[Rows from a dataset of charts and code]
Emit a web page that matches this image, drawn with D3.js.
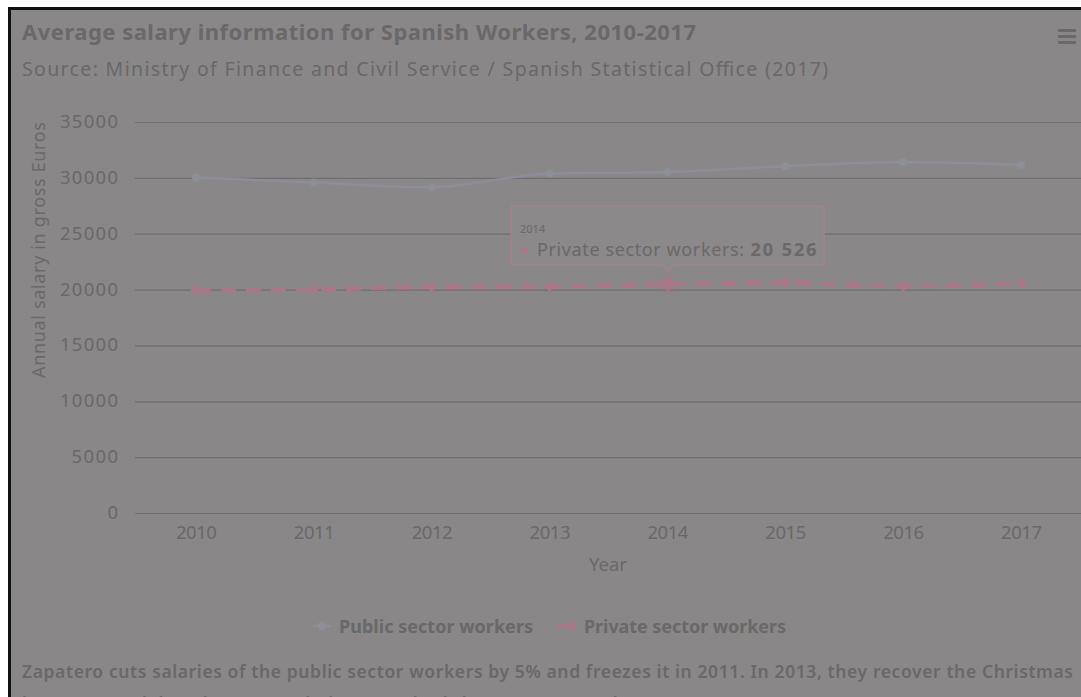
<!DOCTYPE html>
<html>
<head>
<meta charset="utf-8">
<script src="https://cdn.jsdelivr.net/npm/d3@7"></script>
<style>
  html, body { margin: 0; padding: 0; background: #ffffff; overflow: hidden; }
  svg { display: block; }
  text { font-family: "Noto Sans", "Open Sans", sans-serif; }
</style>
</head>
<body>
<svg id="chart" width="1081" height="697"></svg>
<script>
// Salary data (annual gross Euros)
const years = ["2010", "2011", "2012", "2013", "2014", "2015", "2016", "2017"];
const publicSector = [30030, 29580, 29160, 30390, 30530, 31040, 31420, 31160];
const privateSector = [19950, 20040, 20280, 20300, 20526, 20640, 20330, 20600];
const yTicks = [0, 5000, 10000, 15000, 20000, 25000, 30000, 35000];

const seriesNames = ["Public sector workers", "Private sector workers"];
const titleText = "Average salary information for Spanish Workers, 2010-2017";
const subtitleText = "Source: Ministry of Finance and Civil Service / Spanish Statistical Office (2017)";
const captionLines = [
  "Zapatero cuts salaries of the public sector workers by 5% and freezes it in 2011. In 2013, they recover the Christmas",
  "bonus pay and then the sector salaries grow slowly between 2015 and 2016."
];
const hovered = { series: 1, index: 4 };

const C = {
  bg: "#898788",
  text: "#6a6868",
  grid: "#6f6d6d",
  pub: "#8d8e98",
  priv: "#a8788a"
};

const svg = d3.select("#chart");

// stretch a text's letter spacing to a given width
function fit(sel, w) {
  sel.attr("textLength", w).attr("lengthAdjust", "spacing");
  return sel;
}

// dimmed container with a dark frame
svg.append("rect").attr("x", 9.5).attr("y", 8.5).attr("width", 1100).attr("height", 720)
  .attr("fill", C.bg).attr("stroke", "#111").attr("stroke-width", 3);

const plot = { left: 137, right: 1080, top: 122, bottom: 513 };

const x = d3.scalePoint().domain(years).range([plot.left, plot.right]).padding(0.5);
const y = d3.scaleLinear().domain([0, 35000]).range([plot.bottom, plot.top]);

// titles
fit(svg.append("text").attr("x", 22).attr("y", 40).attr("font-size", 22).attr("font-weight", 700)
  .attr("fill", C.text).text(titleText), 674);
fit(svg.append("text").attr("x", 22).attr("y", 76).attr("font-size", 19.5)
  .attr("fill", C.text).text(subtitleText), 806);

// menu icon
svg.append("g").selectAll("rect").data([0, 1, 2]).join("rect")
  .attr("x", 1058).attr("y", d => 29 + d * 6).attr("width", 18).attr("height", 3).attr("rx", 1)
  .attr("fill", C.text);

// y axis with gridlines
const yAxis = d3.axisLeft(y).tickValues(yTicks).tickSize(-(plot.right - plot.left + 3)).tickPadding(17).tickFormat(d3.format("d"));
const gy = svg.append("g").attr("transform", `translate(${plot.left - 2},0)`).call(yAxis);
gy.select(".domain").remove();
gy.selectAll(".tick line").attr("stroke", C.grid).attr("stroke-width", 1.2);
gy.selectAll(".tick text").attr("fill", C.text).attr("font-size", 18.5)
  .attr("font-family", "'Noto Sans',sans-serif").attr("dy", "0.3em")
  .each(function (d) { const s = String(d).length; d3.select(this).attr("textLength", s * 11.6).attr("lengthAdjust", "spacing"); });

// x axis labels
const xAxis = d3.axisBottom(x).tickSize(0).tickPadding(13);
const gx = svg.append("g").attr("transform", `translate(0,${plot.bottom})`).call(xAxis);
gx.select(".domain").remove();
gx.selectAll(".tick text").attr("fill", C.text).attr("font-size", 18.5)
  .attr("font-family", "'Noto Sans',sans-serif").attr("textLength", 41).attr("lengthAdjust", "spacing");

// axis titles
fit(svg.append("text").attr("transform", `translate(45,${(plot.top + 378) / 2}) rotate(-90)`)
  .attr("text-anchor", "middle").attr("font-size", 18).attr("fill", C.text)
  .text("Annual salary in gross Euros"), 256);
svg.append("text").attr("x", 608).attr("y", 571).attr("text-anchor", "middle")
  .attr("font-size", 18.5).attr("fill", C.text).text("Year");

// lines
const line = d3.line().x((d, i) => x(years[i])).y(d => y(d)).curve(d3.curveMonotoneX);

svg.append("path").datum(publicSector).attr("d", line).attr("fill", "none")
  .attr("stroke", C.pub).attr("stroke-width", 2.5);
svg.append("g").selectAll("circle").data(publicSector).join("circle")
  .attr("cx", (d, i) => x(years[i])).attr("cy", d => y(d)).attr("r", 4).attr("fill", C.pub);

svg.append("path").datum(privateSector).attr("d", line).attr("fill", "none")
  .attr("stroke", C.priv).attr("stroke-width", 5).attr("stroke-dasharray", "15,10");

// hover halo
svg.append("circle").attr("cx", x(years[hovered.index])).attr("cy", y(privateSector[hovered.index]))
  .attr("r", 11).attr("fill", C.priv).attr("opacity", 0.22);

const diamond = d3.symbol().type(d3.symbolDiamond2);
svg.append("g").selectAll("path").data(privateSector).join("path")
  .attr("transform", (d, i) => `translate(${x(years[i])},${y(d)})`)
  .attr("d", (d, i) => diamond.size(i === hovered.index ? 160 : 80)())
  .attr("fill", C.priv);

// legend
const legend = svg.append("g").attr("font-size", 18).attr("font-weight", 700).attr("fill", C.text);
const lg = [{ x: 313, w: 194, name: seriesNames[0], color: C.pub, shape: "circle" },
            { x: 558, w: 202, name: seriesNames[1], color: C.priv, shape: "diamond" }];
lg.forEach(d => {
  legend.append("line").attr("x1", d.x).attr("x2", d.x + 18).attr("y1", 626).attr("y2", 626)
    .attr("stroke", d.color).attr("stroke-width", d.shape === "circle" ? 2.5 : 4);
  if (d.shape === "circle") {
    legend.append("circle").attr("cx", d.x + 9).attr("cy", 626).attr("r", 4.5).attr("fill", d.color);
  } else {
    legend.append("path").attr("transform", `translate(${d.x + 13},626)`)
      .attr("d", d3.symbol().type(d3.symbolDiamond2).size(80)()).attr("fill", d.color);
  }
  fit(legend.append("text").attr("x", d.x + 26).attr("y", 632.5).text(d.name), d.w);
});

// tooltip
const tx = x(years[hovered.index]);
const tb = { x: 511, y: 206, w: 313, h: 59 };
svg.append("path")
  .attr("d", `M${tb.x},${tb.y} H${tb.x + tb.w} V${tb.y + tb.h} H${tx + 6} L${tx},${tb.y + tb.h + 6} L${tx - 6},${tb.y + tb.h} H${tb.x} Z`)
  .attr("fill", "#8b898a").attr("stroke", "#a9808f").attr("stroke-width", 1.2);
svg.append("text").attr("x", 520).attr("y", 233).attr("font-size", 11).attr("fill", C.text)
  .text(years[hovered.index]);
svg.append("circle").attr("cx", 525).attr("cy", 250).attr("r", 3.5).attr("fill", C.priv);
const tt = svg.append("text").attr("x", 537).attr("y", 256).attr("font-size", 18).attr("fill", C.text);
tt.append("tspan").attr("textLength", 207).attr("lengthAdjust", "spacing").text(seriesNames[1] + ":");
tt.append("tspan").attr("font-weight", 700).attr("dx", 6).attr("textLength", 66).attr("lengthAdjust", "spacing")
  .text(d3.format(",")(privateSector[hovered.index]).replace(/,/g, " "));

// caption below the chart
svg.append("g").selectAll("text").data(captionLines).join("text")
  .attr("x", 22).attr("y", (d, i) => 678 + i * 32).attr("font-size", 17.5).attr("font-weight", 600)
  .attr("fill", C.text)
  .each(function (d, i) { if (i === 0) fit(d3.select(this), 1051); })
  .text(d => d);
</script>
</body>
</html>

* * *

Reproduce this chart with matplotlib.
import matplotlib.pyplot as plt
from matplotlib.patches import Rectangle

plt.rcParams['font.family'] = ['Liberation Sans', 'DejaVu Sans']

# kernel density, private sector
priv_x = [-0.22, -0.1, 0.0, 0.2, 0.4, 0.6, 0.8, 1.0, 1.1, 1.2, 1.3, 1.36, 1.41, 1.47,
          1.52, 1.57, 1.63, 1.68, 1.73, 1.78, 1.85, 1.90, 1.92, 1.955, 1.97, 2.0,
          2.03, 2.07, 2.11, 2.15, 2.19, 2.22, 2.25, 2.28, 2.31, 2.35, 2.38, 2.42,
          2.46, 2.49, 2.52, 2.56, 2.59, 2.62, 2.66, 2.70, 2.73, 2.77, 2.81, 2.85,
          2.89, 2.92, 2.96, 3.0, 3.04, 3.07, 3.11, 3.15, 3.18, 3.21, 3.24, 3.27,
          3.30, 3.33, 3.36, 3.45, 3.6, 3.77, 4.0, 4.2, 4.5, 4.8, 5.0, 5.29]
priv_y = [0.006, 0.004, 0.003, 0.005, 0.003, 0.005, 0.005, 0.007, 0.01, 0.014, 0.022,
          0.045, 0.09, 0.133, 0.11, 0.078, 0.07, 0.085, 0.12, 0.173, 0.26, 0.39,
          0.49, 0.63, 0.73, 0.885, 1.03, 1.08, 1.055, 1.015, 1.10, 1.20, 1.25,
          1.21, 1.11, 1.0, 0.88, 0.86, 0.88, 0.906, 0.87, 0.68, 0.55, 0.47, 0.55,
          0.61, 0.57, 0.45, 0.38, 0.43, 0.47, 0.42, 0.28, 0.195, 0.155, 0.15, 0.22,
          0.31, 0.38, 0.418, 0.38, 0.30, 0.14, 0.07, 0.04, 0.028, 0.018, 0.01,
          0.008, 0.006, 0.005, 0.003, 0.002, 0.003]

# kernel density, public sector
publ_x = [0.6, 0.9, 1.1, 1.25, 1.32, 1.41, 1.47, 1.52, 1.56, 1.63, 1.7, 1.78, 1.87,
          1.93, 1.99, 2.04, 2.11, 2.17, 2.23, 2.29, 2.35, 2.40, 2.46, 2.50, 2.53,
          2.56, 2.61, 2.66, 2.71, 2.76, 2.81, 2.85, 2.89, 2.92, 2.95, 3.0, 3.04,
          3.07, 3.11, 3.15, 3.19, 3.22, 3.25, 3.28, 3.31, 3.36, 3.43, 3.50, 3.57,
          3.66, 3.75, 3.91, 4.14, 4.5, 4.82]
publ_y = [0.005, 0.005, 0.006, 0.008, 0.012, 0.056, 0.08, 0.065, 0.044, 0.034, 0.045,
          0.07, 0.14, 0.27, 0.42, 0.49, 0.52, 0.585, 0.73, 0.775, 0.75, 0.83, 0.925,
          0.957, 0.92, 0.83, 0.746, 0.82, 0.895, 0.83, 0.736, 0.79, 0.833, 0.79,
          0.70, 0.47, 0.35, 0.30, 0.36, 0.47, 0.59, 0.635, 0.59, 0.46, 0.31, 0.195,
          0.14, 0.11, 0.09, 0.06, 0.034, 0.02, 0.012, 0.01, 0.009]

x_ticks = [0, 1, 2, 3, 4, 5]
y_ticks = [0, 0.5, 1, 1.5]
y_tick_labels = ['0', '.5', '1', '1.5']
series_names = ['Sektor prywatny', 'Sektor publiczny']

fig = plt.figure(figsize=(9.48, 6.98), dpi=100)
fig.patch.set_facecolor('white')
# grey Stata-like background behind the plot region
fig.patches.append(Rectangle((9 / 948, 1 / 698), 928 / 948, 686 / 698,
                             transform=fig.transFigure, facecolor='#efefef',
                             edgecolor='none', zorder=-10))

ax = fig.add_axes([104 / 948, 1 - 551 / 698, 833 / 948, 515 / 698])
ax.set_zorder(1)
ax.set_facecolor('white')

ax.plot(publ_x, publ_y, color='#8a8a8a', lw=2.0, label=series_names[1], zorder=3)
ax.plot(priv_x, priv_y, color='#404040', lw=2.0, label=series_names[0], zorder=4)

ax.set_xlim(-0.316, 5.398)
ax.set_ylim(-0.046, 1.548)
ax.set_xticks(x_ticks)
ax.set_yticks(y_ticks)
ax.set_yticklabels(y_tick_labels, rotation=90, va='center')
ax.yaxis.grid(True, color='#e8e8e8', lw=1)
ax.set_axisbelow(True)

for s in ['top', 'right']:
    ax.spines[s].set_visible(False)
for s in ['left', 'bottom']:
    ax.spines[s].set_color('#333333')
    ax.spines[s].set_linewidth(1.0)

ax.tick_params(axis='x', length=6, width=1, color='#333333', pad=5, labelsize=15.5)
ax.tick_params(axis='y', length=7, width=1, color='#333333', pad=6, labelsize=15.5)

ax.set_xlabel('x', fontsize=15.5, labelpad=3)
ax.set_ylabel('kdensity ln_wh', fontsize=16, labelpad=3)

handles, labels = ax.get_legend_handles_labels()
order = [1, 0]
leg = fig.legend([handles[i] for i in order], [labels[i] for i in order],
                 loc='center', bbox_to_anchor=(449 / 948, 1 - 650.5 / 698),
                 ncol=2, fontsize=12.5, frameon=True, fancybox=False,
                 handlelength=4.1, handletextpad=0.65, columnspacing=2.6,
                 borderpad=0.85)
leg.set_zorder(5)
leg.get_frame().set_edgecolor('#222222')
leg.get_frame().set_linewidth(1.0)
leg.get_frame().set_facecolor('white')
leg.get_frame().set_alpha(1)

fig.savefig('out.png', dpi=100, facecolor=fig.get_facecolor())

WRITTEN EXERCISE
Exactly and only the lines from the line that contains "Reproduce this chart with matplotlib." through the line that contains "plt.rcParams['font.family'] = ['Liberation" are to be repeated as they stand.

COMPLETE ANSWER
Reproduce this chart with matplotlib.
import matplotlib.pyplot as plt
from matplotlib.patches import Rectangle

plt.rcParams['font.family'] = ['Liberation Sans', 'DejaVu Sans']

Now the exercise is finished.